• **Dataset items**
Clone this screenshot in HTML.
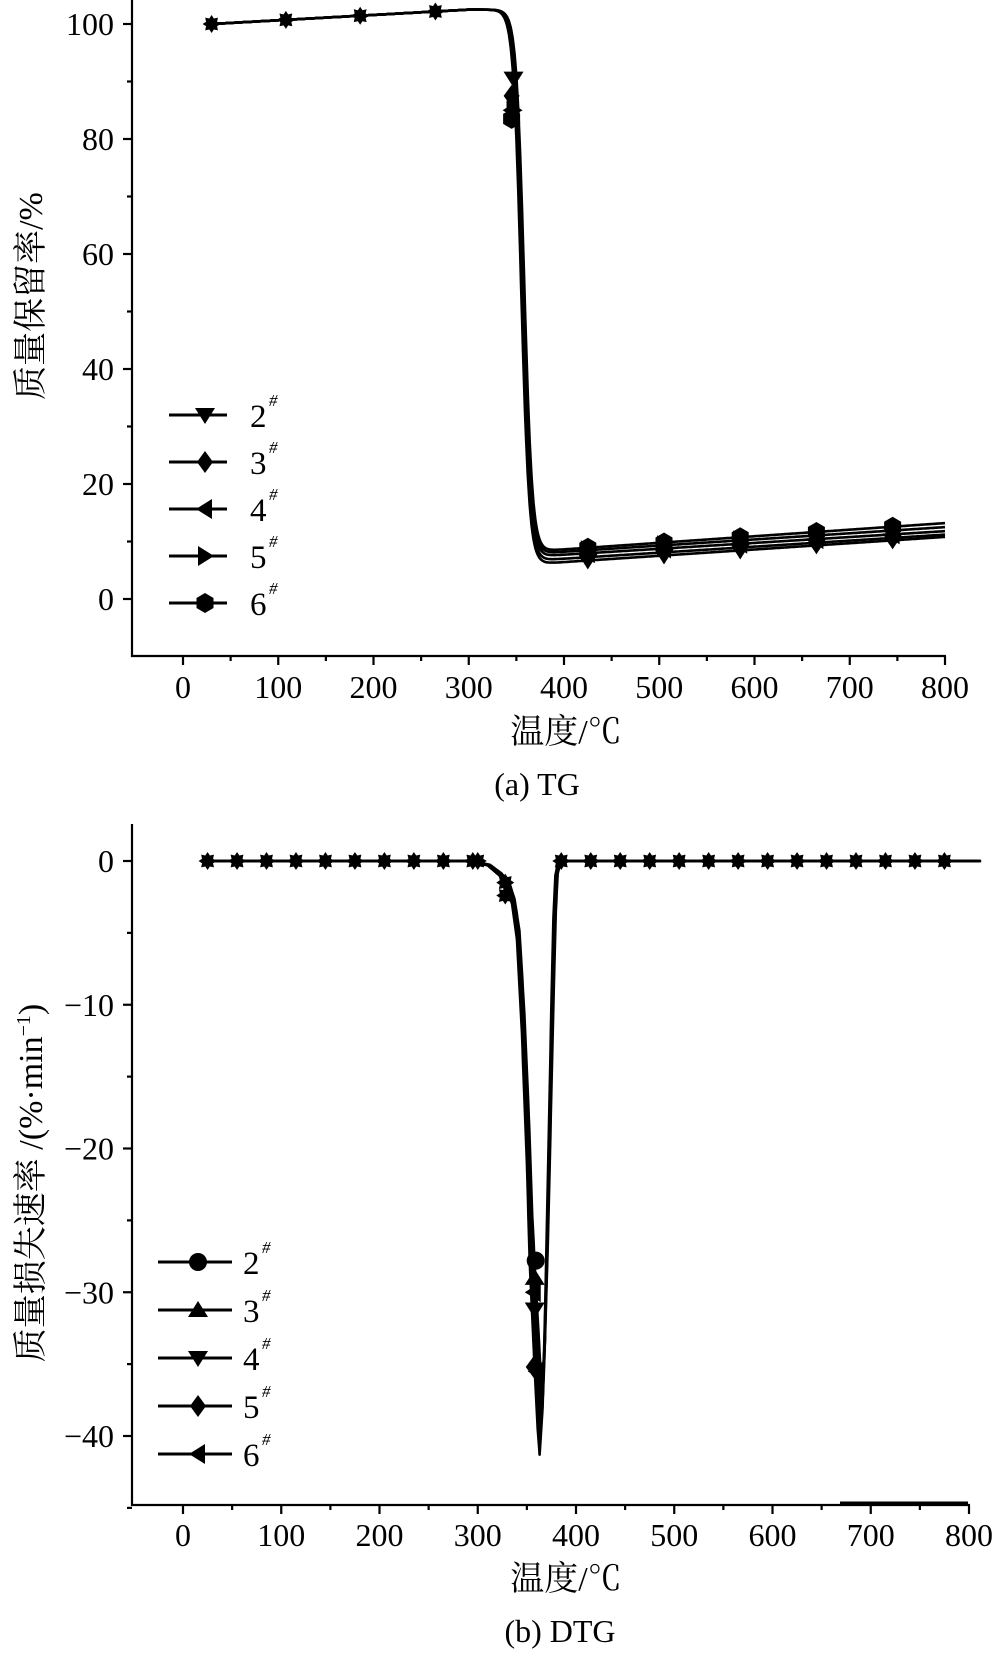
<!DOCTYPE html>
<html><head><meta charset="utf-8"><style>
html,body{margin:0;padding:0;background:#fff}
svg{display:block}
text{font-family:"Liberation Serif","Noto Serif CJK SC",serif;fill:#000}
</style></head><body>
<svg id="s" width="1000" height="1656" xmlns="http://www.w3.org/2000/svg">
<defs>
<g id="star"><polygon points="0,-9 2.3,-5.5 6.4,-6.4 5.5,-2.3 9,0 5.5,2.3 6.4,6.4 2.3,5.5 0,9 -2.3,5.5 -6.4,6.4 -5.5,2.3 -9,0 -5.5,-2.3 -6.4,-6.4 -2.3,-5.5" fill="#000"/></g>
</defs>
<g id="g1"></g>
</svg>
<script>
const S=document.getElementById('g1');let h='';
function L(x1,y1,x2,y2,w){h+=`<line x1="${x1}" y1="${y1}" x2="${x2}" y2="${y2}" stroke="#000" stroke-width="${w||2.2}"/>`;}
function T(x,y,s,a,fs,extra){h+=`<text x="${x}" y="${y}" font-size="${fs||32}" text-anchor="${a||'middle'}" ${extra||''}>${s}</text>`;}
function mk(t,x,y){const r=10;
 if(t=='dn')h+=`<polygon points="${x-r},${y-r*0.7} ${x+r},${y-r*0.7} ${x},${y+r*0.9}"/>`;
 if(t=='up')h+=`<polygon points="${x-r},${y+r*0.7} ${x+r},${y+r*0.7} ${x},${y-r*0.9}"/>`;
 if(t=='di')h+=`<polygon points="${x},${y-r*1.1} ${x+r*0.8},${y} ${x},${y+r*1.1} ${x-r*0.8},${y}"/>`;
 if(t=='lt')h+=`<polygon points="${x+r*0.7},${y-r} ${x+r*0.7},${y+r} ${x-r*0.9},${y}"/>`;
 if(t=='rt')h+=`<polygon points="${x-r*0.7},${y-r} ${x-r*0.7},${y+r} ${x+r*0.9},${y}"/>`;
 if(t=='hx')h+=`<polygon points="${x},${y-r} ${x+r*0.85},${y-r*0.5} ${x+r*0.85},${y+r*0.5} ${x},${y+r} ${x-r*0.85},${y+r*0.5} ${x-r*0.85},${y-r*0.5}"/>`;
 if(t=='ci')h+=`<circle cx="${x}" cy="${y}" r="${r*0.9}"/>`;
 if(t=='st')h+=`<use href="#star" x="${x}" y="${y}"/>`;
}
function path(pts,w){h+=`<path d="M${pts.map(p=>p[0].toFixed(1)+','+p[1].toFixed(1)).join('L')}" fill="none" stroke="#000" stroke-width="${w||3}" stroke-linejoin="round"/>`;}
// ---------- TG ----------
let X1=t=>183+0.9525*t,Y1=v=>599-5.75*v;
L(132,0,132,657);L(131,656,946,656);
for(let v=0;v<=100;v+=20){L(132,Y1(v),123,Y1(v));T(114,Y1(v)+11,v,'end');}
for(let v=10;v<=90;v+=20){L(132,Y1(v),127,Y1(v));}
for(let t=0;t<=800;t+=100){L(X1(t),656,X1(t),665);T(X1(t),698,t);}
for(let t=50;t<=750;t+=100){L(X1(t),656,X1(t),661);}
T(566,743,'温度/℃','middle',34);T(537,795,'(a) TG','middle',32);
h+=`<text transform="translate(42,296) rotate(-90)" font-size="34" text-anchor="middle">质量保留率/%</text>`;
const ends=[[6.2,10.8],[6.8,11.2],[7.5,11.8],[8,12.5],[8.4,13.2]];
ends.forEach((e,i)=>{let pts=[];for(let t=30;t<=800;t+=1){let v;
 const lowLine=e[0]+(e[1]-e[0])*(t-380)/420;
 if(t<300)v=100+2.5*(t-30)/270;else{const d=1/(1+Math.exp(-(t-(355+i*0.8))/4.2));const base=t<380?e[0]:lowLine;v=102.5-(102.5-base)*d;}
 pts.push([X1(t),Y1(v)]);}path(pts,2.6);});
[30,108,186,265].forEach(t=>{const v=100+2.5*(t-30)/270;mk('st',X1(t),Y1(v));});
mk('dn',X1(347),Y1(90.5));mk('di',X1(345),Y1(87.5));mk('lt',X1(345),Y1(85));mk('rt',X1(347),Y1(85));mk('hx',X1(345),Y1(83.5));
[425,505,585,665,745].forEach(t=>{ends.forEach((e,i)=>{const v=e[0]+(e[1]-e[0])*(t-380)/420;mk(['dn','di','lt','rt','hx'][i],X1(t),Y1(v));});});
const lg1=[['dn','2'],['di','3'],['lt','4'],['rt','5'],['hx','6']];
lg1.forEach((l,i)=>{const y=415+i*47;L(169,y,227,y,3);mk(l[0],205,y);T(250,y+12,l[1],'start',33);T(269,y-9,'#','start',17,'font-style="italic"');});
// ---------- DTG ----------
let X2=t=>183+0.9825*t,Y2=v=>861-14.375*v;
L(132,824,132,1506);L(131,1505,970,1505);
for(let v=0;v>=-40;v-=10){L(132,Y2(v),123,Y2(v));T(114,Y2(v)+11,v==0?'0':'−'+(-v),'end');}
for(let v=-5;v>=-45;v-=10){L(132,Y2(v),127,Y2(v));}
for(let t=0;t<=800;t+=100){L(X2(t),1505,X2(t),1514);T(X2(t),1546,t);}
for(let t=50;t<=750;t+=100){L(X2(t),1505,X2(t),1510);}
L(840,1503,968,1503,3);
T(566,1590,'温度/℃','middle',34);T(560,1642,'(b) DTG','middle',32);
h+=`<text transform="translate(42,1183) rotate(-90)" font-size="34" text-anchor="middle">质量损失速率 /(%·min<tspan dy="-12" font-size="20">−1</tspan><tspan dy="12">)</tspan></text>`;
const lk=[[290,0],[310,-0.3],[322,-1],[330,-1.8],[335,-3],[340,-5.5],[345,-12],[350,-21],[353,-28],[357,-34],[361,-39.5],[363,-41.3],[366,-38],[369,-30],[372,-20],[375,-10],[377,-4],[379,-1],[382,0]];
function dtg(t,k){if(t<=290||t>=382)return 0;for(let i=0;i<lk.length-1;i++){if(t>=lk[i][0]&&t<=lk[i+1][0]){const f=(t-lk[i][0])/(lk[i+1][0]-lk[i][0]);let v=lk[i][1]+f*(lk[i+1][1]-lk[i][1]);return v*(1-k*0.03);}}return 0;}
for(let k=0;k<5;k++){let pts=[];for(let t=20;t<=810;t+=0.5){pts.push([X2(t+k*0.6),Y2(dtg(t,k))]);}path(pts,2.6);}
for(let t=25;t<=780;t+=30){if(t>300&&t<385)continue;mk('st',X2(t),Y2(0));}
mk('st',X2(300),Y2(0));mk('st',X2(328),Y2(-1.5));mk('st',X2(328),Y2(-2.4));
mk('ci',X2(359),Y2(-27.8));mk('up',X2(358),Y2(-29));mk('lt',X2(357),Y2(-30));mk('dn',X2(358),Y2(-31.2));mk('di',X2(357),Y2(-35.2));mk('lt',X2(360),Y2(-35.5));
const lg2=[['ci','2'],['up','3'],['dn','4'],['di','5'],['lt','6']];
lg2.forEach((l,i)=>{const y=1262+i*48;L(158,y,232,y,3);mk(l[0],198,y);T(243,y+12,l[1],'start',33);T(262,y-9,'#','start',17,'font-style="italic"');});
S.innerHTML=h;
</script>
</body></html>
* * *
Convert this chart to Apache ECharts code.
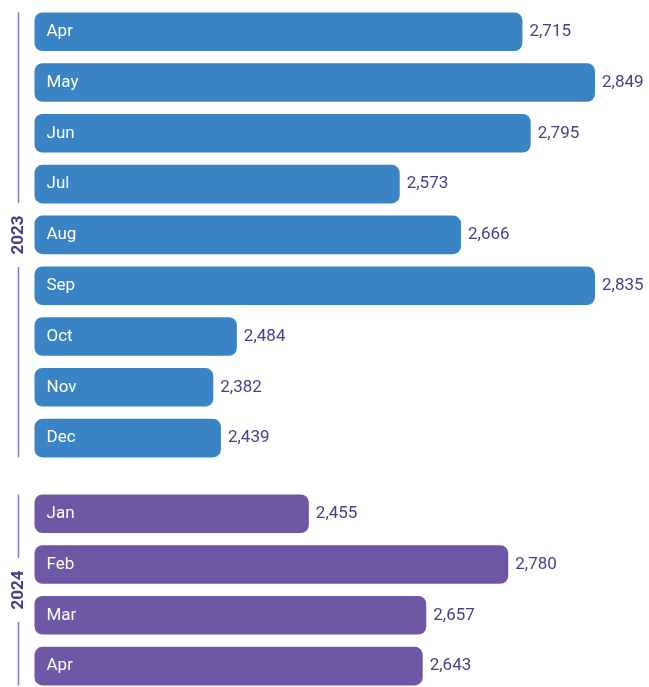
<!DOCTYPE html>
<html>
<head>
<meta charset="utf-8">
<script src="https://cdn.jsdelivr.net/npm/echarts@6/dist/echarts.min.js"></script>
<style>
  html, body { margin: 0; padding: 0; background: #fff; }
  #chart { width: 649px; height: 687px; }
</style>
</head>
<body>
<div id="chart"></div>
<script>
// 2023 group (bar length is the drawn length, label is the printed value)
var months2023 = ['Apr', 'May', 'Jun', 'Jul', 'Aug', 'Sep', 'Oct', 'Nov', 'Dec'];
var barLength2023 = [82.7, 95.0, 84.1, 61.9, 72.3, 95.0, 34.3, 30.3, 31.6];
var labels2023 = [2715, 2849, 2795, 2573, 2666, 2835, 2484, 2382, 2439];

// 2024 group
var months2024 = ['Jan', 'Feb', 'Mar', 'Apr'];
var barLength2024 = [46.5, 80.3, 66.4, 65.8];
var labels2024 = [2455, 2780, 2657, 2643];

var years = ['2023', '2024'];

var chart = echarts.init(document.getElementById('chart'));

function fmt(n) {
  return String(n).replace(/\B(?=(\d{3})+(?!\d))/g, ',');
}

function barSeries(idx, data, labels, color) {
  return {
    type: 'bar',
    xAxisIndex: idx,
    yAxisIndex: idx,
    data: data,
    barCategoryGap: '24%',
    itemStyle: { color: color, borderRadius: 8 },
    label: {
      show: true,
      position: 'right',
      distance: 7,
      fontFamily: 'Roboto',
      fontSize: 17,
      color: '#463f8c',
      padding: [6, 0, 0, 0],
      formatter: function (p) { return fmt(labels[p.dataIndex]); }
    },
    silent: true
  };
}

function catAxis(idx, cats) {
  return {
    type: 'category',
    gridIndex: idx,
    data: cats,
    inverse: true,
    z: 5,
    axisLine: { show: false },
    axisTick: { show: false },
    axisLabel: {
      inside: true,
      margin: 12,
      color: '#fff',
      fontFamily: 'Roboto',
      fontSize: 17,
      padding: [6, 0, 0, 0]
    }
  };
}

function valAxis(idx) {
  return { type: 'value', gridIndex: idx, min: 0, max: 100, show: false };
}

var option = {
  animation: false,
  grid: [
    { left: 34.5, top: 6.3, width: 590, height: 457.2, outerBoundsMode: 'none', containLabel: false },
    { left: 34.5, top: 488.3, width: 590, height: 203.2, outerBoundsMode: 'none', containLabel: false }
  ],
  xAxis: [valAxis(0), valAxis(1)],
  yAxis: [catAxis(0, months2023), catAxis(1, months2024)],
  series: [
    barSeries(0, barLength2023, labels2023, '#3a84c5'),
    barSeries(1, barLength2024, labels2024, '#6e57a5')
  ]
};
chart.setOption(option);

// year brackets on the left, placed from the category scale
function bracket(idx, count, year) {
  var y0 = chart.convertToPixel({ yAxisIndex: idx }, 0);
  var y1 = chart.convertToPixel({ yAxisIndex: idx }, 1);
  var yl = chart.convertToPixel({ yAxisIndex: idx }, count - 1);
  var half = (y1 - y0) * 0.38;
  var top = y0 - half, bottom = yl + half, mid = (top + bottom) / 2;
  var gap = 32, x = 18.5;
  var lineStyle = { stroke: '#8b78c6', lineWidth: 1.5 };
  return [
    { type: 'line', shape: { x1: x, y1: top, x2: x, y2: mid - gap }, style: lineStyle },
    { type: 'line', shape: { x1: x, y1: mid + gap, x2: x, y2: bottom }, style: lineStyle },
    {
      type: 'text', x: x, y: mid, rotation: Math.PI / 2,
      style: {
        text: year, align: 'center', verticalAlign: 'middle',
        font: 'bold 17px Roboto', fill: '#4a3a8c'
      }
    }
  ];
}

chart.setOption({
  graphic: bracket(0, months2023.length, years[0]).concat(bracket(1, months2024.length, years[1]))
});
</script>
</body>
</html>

• **THE TASK**
Leave the pictures out, then copy word for word only the lines from the one containing "Convert this chart to Apache ECharts code." through the one containing "var chart = echarts.init(document.getElementById('chart'));", both included.

• **COMPLETED TASK**
Convert this chart to Apache ECharts code.
<!DOCTYPE html>
<html>
<head>
<meta charset="utf-8">
<script src="https://cdn.jsdelivr.net/npm/echarts@6/dist/echarts.min.js"></script>
<style>
  html, body { margin: 0; padding: 0; background: #fff; }
  #chart { width: 649px; height: 687px; }
</style>
</head>
<body>
<div id="chart"></div>
<script>
// 2023 group (bar length is the drawn length, label is the printed value)
var months2023 = ['Apr', 'May', 'Jun', 'Jul', 'Aug', 'Sep', 'Oct', 'Nov', 'Dec'];
var barLength2023 = [82.7, 95.0, 84.1, 61.9, 72.3, 95.0, 34.3, 30.3, 31.6];
var labels2023 = [2715, 2849, 2795, 2573, 2666, 2835, 2484, 2382, 2439];

// 2024 group
var months2024 = ['Jan', 'Feb', 'Mar', 'Apr'];
var barLength2024 = [46.5, 80.3, 66.4, 65.8];
var labels2024 = [2455, 2780, 2657, 2643];

var years = ['2023', '2024'];

var chart = echarts.init(document.getElementById('chart'));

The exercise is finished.